• [Problem to solve]: Return all of the data exactly as written, without the pictures.

• [Given material]:
===============

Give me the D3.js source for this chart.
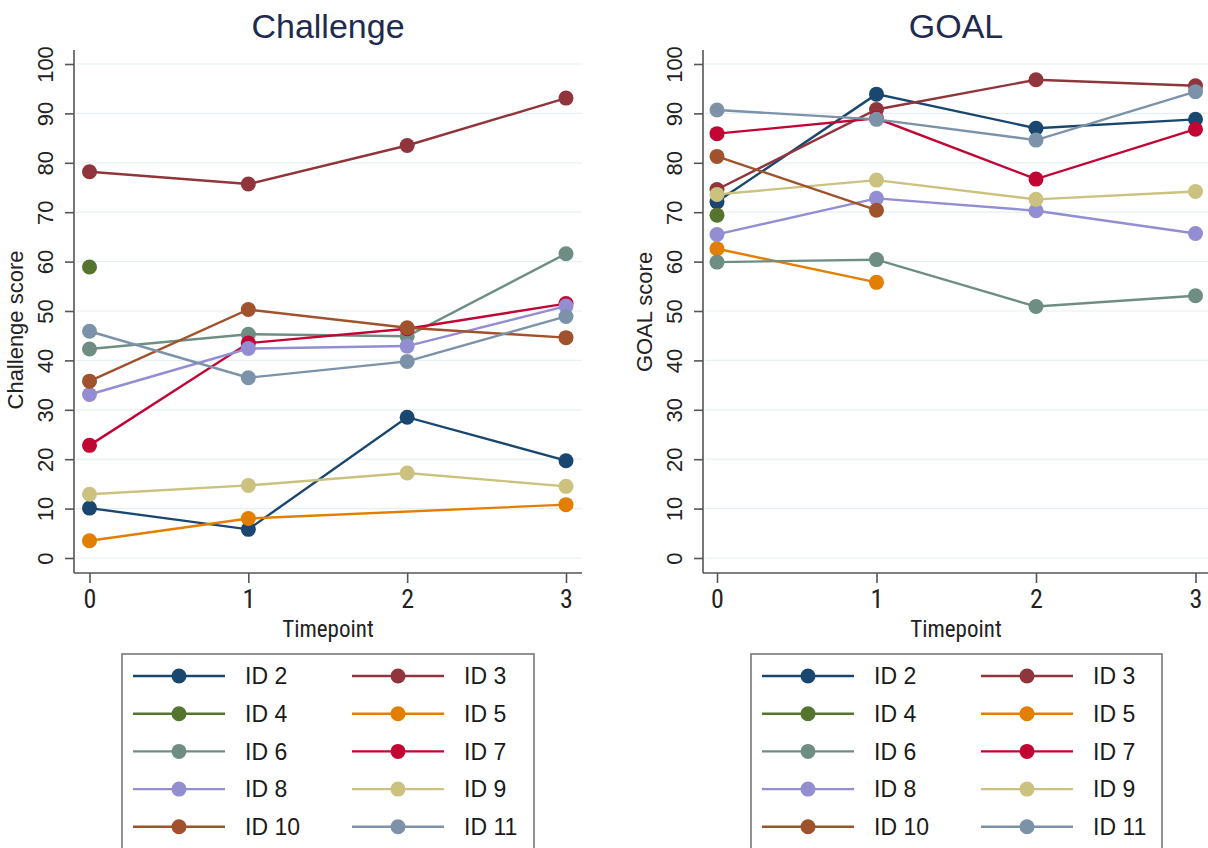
<!DOCTYPE html>
<html>
<head>
<meta charset="utf-8">
<script src="https://cdn.jsdelivr.net/npm/d3@7"></script>
<style>
  body { margin: 0; background: #fff; }
  svg { display: block; font-family: "Liberation Sans", Arial, sans-serif; }
  .grid line { stroke: #e6f0f2; stroke-width: 1.2; }
  .axis path, .axis line { stroke: #555; stroke-width: 1.6; }
  .axis text { fill: #222; }
</style>
</head>
<body>
<div id="chart"></div>
<script>
// Data
const timepoints = [0, 1, 2, 3];
const ids = ["ID 2", "ID 3", "ID 4", "ID 5", "ID 6", "ID 7", "ID 8", "ID 9", "ID 10", "ID 11"];

// Challenge score per ID at timepoints 0..3 (null = missing)
const challenge = [
  [10.1, 5.8, 28.5, 19.7],
  [78.2, 75.7, 83.5, 93.1],
  [58.9, null, null, null],
  [3.5, 8.0, null, 10.8],
  [42.3, 45.3, 44.9, 61.6],
  [22.8, 43.5, 46.4, 51.5],
  [33.1, 42.4, 42.9, 51.0],
  [12.9, 14.7, 17.2, 14.5],
  [35.8, 50.3, 46.6, 44.6],
  [45.9, 36.5, 39.8, 48.9]
];

// GOAL score per ID at timepoints 0..3
const goal = [
  [72.1, 93.9, 87.0, 88.8],
  [74.6, 90.8, 96.8, 95.6],
  [69.4, null, null, null],
  [62.6, 55.8, null, null],
  [59.9, 60.4, 50.9, 53.1],
  [85.9, 89.0, 76.7, 86.8],
  [65.5, 72.8, 70.3, 65.7],
  [73.6, 76.5, 72.6, 74.2],
  [81.3, 70.4, null, null],
  [90.7, 88.8, 84.6, 94.4]
];

const yTicks = [0, 10, 20, 30, 40, 50, 60, 70, 80, 90, 100];

// Stata s2color palette
const palette = ["#1a476f", "#90353b", "#55752f", "#e37e00", "#6e8e84",
                 "#c10534", "#938dd2", "#cac27e", "#a0522d", "#7b92a8"];

const W = 1208, H = 848;
const svg = d3.select("#chart").append("svg")
  .attr("width", W).attr("height", H);

const narrow = "'Liberation Sans Narrow', 'Arial Narrow', 'Roboto Condensed', sans-serif";

function panel(opts) {
  const g = svg.append("g");
  const x = d3.scaleLinear().domain([0, 3]).range([opts.x0, opts.x3]);
  const y = d3.scaleLinear().domain([0, 100]).range([558, 64]);

  // gridlines
  g.append("g").attr("class", "grid")
    .selectAll("line").data(yTicks).join("line")
    .attr("x1", opts.axisX + 2).attr("x2", opts.right)
    .attr("y1", d => y(d)).attr("y2", d => y(d));

  // y axis
  const ya = g.append("g").attr("class", "axis")
    .attr("transform", `translate(${opts.axisX},0)`)
    .call(d3.axisLeft(y).tickValues(yTicks).tickSize(9).tickSizeOuter(0));
  ya.select(".domain").attr("d", `M0,50V${opts.baseY}`);
  ya.selectAll("text")
    .attr("transform", "rotate(-90)")
    .attr("x", 0).attr("y", -29)
    .attr("dy", "0.35em")
    .style("text-anchor", "middle")
    .style("font-size", "22px");

  // x axis
  const xa = g.append("g").attr("class", "axis")
    .attr("transform", `translate(0,${opts.baseY})`)
    .call(d3.axisBottom(x).tickValues(timepoints).tickFormat(d3.format("d")).tickSize(10).tickSizeOuter(0));
  xa.select(".domain").attr("d", `M${opts.axisX},0H${opts.right}`);
  xa.selectAll("text")
    .attr("y", 17)
    .style("font-size", "26px")
    .style("font-family", narrow);

  // titles
  g.append("text")
    .attr("x", opts.titleX).attr("y", 38)
    .attr("text-anchor", "middle")
    .style("font-size", "34px").style("fill", "#1e2b4f")
    .text(opts.title);
  g.append("text")
    .attr("x", opts.titleX).attr("y", 637)
    .attr("text-anchor", "middle")
    .style("font-size", "23px").style("fill", "#222")
    .style("font-family", narrow)
    .text("Timepoint");
  g.append("text")
    .attr("transform", `translate(${opts.axisX - 51},${opts.yTitleY}) rotate(-90)`)
    .attr("text-anchor", "middle")
    .style("font-size", "22px").style("fill", "#222")
    .text(opts.yTitle);

  // series
  const line = d3.line().x(d => x(d.t)).y(d => y(d.v));
  opts.values.forEach((vals, i) => {
    const pts = vals.map((v, t) => ({ t: timepoints[t], v })).filter(d => d.v != null);
    const s = g.append("g");
    s.append("path").datum(pts)
      .attr("d", line)
      .attr("fill", "none")
      .attr("stroke", palette[i])
      .attr("stroke-width", 2.4);
    s.selectAll("circle").data(pts).join("circle")
      .attr("cx", d => x(d.t)).attr("cy", d => y(d.v))
      .attr("r", 7.5)
      .attr("fill", palette[i]);
  });

  // legend
  const lg = g.append("g").attr("transform", `translate(${opts.legX},654)`);
  lg.append("rect")
    .attr("x", 0).attr("y", 0)
    .attr("width", opts.legW).attr("height", 220)
    .attr("fill", "#fff").attr("stroke", "#777").attr("stroke-width", 1.6);
  const item = lg.selectAll(".item").data(ids).join("g")
    .attr("class", "item")
    .attr("transform", (d, i) => `translate(${11 + (i % 2) * 219},${22 + Math.floor(i / 2) * 37.7})`);
  item.append("line")
    .attr("x1", 0).attr("x2", 92)
    .attr("stroke", (d, i) => palette[i]).attr("stroke-width", 2.4);
  item.append("circle")
    .attr("cx", 46).attr("r", 7.5)
    .attr("fill", (d, i) => palette[i]);
  item.append("text")
    .attr("x", 112).attr("dy", "0.36em")
    .style("font-size", "23px").style("fill", "#1a1a1a")
    .text(d => d);
}

panel({
  title: "Challenge", yTitle: "Challenge score", values: challenge,
  axisX: 74, x0: 89.5, x3: 566, right: 582, baseY: 573, titleX: 328,
  yTitleY: 330, legX: 122, legW: 412
});

panel({
  title: "GOAL", yTitle: "GOAL score", values: goal,
  axisX: 703, x0: 717, x3: 1195.5, right: 1212, baseY: 573, titleX: 956,
  yTitleY: 312, legX: 751, legW: 411
});
</script>
</body>
</html>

===============

• [Final result]:
Give me the D3.js source for this chart.
<!DOCTYPE html>
<html>
<head>
<meta charset="utf-8">
<script src="https://cdn.jsdelivr.net/npm/d3@7"></script>
<style>
  body { margin: 0; background: #fff; }
  svg { display: block; font-family: "Liberation Sans", Arial, sans-serif; }
  .grid line { stroke: #e6f0f2; stroke-width: 1.2; }
  .axis path, .axis line { stroke: #555; stroke-width: 1.6; }
  .axis text { fill: #222; }
</style>
</head>
<body>
<div id="chart"></div>
<script>
// Data
const timepoints = [0, 1, 2, 3];
const ids = ["ID 2", "ID 3", "ID 4", "ID 5", "ID 6", "ID 7", "ID 8", "ID 9", "ID 10", "ID 11"];

// Challenge score per ID at timepoints 0..3 (null = missing)
const challenge = [
  [10.1, 5.8, 28.5, 19.7],
  [78.2, 75.7, 83.5, 93.1],
  [58.9, null, null, null],
  [3.5, 8.0, null, 10.8],
  [42.3, 45.3, 44.9, 61.6],
  [22.8, 43.5, 46.4, 51.5],
  [33.1, 42.4, 42.9, 51.0],
  [12.9, 14.7, 17.2, 14.5],
  [35.8, 50.3, 46.6, 44.6],
  [45.9, 36.5, 39.8, 48.9]
];

// GOAL score per ID at timepoints 0..3
const goal = [
  [72.1, 93.9, 87.0, 88.8],
  [74.6, 90.8, 96.8, 95.6],
  [69.4, null, null, null],
  [62.6, 55.8, null, null],
  [59.9, 60.4, 50.9, 53.1],
  [85.9, 89.0, 76.7, 86.8],
  [65.5, 72.8, 70.3, 65.7],
  [73.6, 76.5, 72.6, 74.2],
  [81.3, 70.4, null, null],
  [90.7, 88.8, 84.6, 94.4]
];

const yTicks = [0, 10, 20, 30, 40, 50, 60, 70, 80, 90, 100];

// Stata s2color palette
const palette = ["#1a476f", "#90353b", "#55752f", "#e37e00", "#6e8e84",
                 "#c10534", "#938dd2", "#cac27e", "#a0522d", "#7b92a8"];

const W = 1208, H = 848;
const svg = d3.select("#chart").append("svg")
  .attr("width", W).attr("height", H);

const narrow = "'Liberation Sans Narrow', 'Arial Narrow', 'Roboto Condensed', sans-serif";

function panel(opts) {
  const g = svg.append("g");
  const x = d3.scaleLinear().domain([0, 3]).range([opts.x0, opts.x3]);
  const y = d3.scaleLinear().domain([0, 100]).range([558, 64]);

  // gridlines
  g.append("g").attr("class", "grid")
    .selectAll("line").data(yTicks).join("line")
    .attr("x1", opts.axisX + 2).attr("x2", opts.right)
    .attr("y1", d => y(d)).attr("y2", d => y(d));

  // y axis
  const ya = g.append("g").attr("class", "axis")
    .attr("transform", `translate(${opts.axisX},0)`)
    .call(d3.axisLeft(y).tickValues(yTicks).tickSize(9).tickSizeOuter(0));
  ya.select(".domain").attr("d", `M0,50V${opts.baseY}`);
  ya.selectAll("text")
    .attr("transform", "rotate(-90)")
    .attr("x", 0).attr("y", -29)
    .attr("dy", "0.35em")
    .style("text-anchor", "middle")
    .style("font-size", "22px");

  // x axis
  const xa = g.append("g").attr("class", "axis")
    .attr("transform", `translate(0,${opts.baseY})`)
    .call(d3.axisBottom(x).tickValues(timepoints).tickFormat(d3.format("d")).tickSize(10).tickSizeOuter(0));
  xa.select(".domain").attr("d", `M${opts.axisX},0H${opts.right}`);
  xa.selectAll("text")
    .attr("y", 17)
    .style("font-size", "26px")
    .style("font-family", narrow);

  // titles
  g.append("text")
    .attr("x", opts.titleX).attr("y", 38)
    .attr("text-anchor", "middle")
    .style("font-size", "34px").style("fill", "#1e2b4f")
    .text(opts.title);
  g.append("text")
    .attr("x", opts.titleX).attr("y", 637)
    .attr("text-anchor", "middle")
    .style("font-size", "23px").style("fill", "#222")
    .style("font-family", narrow)
    .text("Timepoint");
  g.append("text")
    .attr("transform", `translate(${opts.axisX - 51},${opts.yTitleY}) rotate(-90)`)
    .attr("text-anchor", "middle")
    .style("font-size", "22px").style("fill", "#222")
    .text(opts.yTitle);

  // series
  const line = d3.line().x(d => x(d.t)).y(d => y(d.v));
  opts.values.forEach((vals, i) => {
    const pts = vals.map((v, t) => ({ t: timepoints[t], v })).filter(d => d.v != null);
    const s = g.append("g");
    s.append("path").datum(pts)
      .attr("d", line)
      .attr("fill", "none")
      .attr("stroke", palette[i])
      .attr("stroke-width", 2.4);
    s.selectAll("circle").data(pts).join("circle")
      .attr("cx", d => x(d.t)).attr("cy", d => y(d.v))
      .attr("r", 7.5)
      .attr("fill", palette[i]);
  });

  // legend
  const lg = g.append("g").attr("transform", `translate(${opts.legX},654)`);
  lg.append("rect")
    .attr("x", 0).attr("y", 0)
    .attr("width", opts.legW).attr("height", 220)
    .attr("fill", "#fff").attr("stroke", "#777").attr("stroke-width", 1.6);
  const item = lg.selectAll(".item").data(ids).join("g")
    .attr("class", "item")
    .attr("transform", (d, i) => `translate(${11 + (i % 2) * 219},${22 + Math.floor(i / 2) * 37.7})`);
  item.append("line")
    .attr("x1", 0).attr("x2", 92)
    .attr("stroke", (d, i) => palette[i]).attr("stroke-width", 2.4);
  item.append("circle")
    .attr("cx", 46).attr("r", 7.5)
    .attr("fill", (d, i) => palette[i]);
  item.append("text")
    .attr("x", 112).attr("dy", "0.36em")
    .style("font-size", "23px").style("fill", "#1a1a1a")
    .text(d => d);
}

panel({
  title: "Challenge", yTitle: "Challenge score", values: challenge,
  axisX: 74, x0: 89.5, x3: 566, right: 582, baseY: 573, titleX: 328,
  yTitleY: 330, legX: 122, legW: 412
});

panel({
  title: "GOAL", yTitle: "GOAL score", values: goal,
  axisX: 703, x0: 717, x3: 1195.5, right: 1212, baseY: 573, titleX: 956,
  yTitleY: 312, legX: 751, legW: 411
});
</script>
</body>
</html>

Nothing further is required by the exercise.